By Lawrence Toppman
Mozart wowed European monarchs and millionaires at the age of seven, embarking on a three-and-a-half-year trip around Europe with his family. He played keyboard compositions new and old, juvenilia by himself and masterpieces by others, and improvised dazzlingly. But was he the greatest young composer in history? Well…maybe.
Mozart wrote masterpieces before his 18th birthday: his first great symphony (No. 25), the motet “Exsultate Jubilate,” some well-crafted if overlong operas, the first of his revolutionary quintets for two violins, cello and two violas.
But Erich Wolfgang Korngold, who later became a Hollywood composer (“The Adventures of Robin Hood”) did more impressive work in Vienna between the two world wars. By his 18th birthday, his operas “Violanta” and “The Ring of Polykrates” earned wide acclaim, he wrote a stimulating Sinfonietta, and beloved pianist Artur Schnabel often played his Sonata No. 2.

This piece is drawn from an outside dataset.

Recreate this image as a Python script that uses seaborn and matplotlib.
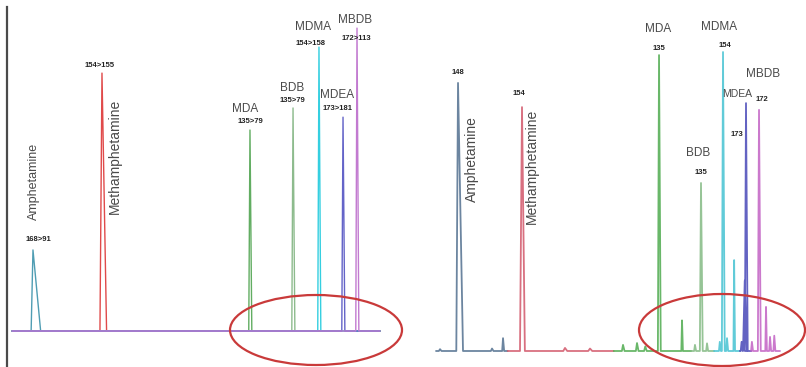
import matplotlib
matplotlib.use("Agg")
import matplotlib.pyplot as plt
from matplotlib.patches import Ellipse
import pandas as pd
import seaborn as sns

# ---------------- data ----------------
compounds = ["Amphetamine", "Methamphetamine", "MDA", "BDB", "MDMA", "MDEA", "MBDB"]

# Left chromatogram (MRM transitions), retention time in min, intensity in %
left_rt = [0.342, 1.467, 3.880, 4.582, 5.005, 5.397, 5.625]
left_height = [26.5, 84.3, 65.7, 72.9, 92.8, 69.9, 99.0]
left_lead = [0.030, 0.033, 0.020, 0.020, 0.020, 0.020, 0.020]
left_tail = [0.125, 0.075, 0.030, 0.030, 0.030, 0.030, 0.030]
left_window_start = [0.0, 0.0, 0.0, 0.0, 0.0, 0.0, 0.0]
left_window_end = [6.0, 6.0, 6.0, 6.0, 6.0, 6.0, 6.0]
left_transitions = ["168>91", "154>155", "135>79", "135>79", "154>158", "173>181", "172>113"]

# Right chromatogram (single ion traces)
right_rt = [0.384, 1.500, 3.890, 4.622, 5.006, 5.407, 5.634]
right_height = [87.6, 79.7, 96.7, 54.9, 97.7, 81.0, 78.8]
right_lead = [0.030, 0.035, 0.020, 0.020, 0.020, 0.020, 0.020]
right_tail = [0.087, 0.050, 0.030, 0.030, 0.030, 0.030, 0.030]
right_window_start = [0.0, 1.25, 3.10, 4.45, 4.85, 5.30, 5.50]
right_window_end = [1.25, 3.10, 4.45, 4.85, 5.30, 5.50, 6.00]
right_ions = ["148", "154", "135", "135", "154", "173", "172"]

# minor peaks of the right chromatogram
minor_compound = ["Amphetamine", "Amphetamine", "Amphetamine", "Methamphetamine",
                  "Methamphetamine", "MDA", "MDA", "MDA", "MDA", "BDB", "BDB",
                  "MDMA", "MDMA", "MDMA", "MDEA", "MDEA", "MBDB", "MBDB", "MBDB", "MBDB"]
minor_rt = [0.07, 0.977, 1.169, 2.25, 2.686, 3.262, 3.506, 3.65, 4.291, 4.517, 4.727,
            4.95, 5.076, 5.20, 5.33, 5.385, 5.51, 5.756, 5.826, 5.90]
minor_height = [0.6, 0.8, 4.2, 1.0, 0.8, 2.0, 2.6, 1.5, 10.0, 2.0, 2.5,
                3.0, 4.2, 29.7, 3.0, 23.0, 3.0, 14.4, 4.6, 5.0]
minor_width = [0.02, 0.02, 0.015, 0.03, 0.03, 0.02, 0.02, 0.02, 0.012, 0.015, 0.015,
               0.015, 0.015, 0.012, 0.015, 0.03, 0.015, 0.012, 0.015, 0.015]

# ---------------- style / layout ----------------
left_colors = ["#4f9db3", "#e04a4a", "#62ad62", "#8dbb8d", "#35cfe0", "#6464c8", "#c27ad0"]
right_colors = ["#52708f", "#d2576a", "#4fab4f", "#84ba84", "#45c2d2", "#4848b8", "#c262c4"]

# label offsets in pixels from the peak apex (dx right, dy down)
left_name_off = [(1, -68), (13, 83), (-5, -21), (-1, -20), (-6, -20), (-6, -22), (-2, -8)]
left_ion_off = [(5, -10), (-2, -8), (0, -8), (-1, -7), (-8, -4), (-5, -9), (-1, 10)]
left_name_rot = [90, 90, 0, 0, 0, 0, 0]
left_name_size = [9, 10, 8.5, 8.5, 8.5, 8.5, 8.5]

right_name_off = [(14, 76), (10, 59), (-1, -26), (-3, -30), (-4, -25), (-9, -9), (4, -36)]
right_ion_off = [(0, -10), (-3, -14), (0, -7), (0, -10), (2, -7), (-9, 31), (3, -10)]
right_name_rot = [90, 90, 0, 0, 0, 0, 0]
right_name_size = [10, 10, 8.5, 8.5, 8.5, 7.5, 8.5]

W, H = 806, 367
sns.set_theme(style="white")
plt.rcParams["font.family"] = ["Liberation Sans", "DejaVu Sans"]

fig = plt.figure(figsize=(W / 100, H / 100), dpi=100)
fig.patch.set_facecolor("white")


def build(names, rts, heights, leads, tails, starts, ends, extra):
    rows = []
    for i, name in enumerate(names):
        peaks = [(rts[i], heights[i], leads[i], tails[i])]
        for c, r, h, w in extra:
            if c == name:
                peaks.append((r, h, w, w * 1.3))
        peaks.sort()
        pts = [(starts[i], 0.0)]
        for r, h, l, t in peaks:
            pts += [(r - l, 0.0), (r, h), (r + t, 0.0)]
        pts.append((ends[i], 0.0))
        for k, (x, y) in enumerate(pts):
            rows.append({"trace": name, "t": x, "I": y, "k": k})
    return pd.DataFrame(rows)


txt_color = "#4a4a4a"


def labels(ax, rts, heights, names, ions, name_off, ion_off, rot, sizes, ion_size):
    for i, nm in enumerate(names):
        dx, dy = name_off[i]
        ax.annotate(nm, xy=(rts[i], heights[i]), xytext=(dx, -dy),
                    textcoords="offset pixels", ha="center", va="center",
                    rotation=rot[i], fontsize=sizes[i], color=txt_color)
        dx, dy = ion_off[i]
        ax.annotate(ions[i], xy=(rts[i], heights[i]), xytext=(dx, -dy),
                    textcoords="offset pixels", ha="center", va="center",
                    fontsize=ion_size, color="#222222", fontweight="bold")


# ---- left panel ----
axL = fig.add_axes([7 / W, 0, (400 - 7) / W, (H - 7) / H])
dfL = build(compounds, left_rt, left_height, left_lead, left_tail,
            left_window_start, left_window_end, [])
sns.lineplot(data=dfL, x="t", y="I", hue="trace", hue_order=compounds,
             palette=dict(zip(compounds, left_colors)), sort=False,
             estimator=None, legend=False, lw=1.0, alpha=1.0, ax=axL)
axL.set_xlim(-0.0815, 6.326)
axL.set_ylim(-11.76, 105.9)
axL.set_xticks([]); axL.set_yticks([])
axL.set_xlabel(""); axL.set_ylabel("")
for s in ["top", "right", "bottom"]:
    axL.spines[s].set_visible(False)
axL.spines["left"].set_color("#4a4a4a")
axL.spines["left"].set_linewidth(1.6)
axL.set_facecolor("none")
labels(axL, left_rt, left_height, compounds, left_transitions,
       left_name_off, left_ion_off, left_name_rot, left_name_size, 5.5)

# ---- right panel ----
axR = fig.add_axes([430 / W, 0, (W - 430) / W, 1])
extra = list(zip(minor_compound, minor_rt, minor_height, minor_width))
dfR = build(compounds, right_rt, right_height, right_lead, right_tail,
            right_window_start, right_window_end, extra)
sns.lineplot(data=dfR, x="t", y="I", hue="trace", hue_order=compounds,
             palette=dict(zip(compounds, right_colors)), sort=False,
             estimator=None, legend=False, lw=1.3, alpha=0.85, ax=axR)
axR.set_xlim(-0.1047, 6.4535)
axR.set_ylim(-5.23, 114.7)
axR.set_xticks([]); axR.set_yticks([])
axR.set_xlabel(""); axR.set_ylabel("")
for s in axR.spines.values():
    s.set_visible(False)
axR.set_facecolor("none")
labels(axR, right_rt, right_height, compounds, right_ions,
       right_name_off, right_ion_off, right_name_rot, right_name_size, 5.5)

# ---- highlight ellipses ----
for cx, cy, ew, eh in [(316, 330, 172, 70), (722, 330, 166, 72)]:
    fig.add_artist(Ellipse((cx / W, 1 - cy / H), ew / W, eh / H,
                           transform=fig.transFigure, fill=False,
                           ec="#c93a3a", lw=1.6, zorder=5))

fig.savefig("out.png", dpi=100, facecolor="white")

What about Felix Mendelssohn? Great work shot out of his pen before he turned 18, from his Octet for Strings to his Beethoven-like Symphony No. 1 and the irresistible overture to “A Midsummer Night’s Dream.” (He wrote the rest of that amazing incidental music later.) He also knocked out 12 short but impressive symphonies for strings and a mature string quartet.
These three died in middle age: Mozart at 35, Korngold at 60, Mendelssohn at 38. So the title of Composing Prodigy Who Died Too Young goes to Basque composer Juan Crisóstomo Arriaga.
Not only does he share the first two names on Mozart’s birth certificate. Not only was he born 50 years to the day after WAM on January 27, 1806. In his teens, he wrote a Stabat Mater, two cantatas, short piano works, an octet, a nonet, an opera titled “The Happy Slaves,” three immaculate string quartets (I’ve heard those) and a lively, polished Symphony in D (ditto).
He had to do all that before turning 20, because he died (probably from tuberculosis) 10 days short of that birthday. Listen to his music, and you’ll always wonder if the man posthumously dubbed ”The Spanish Mozart” would have lived up to that nickname.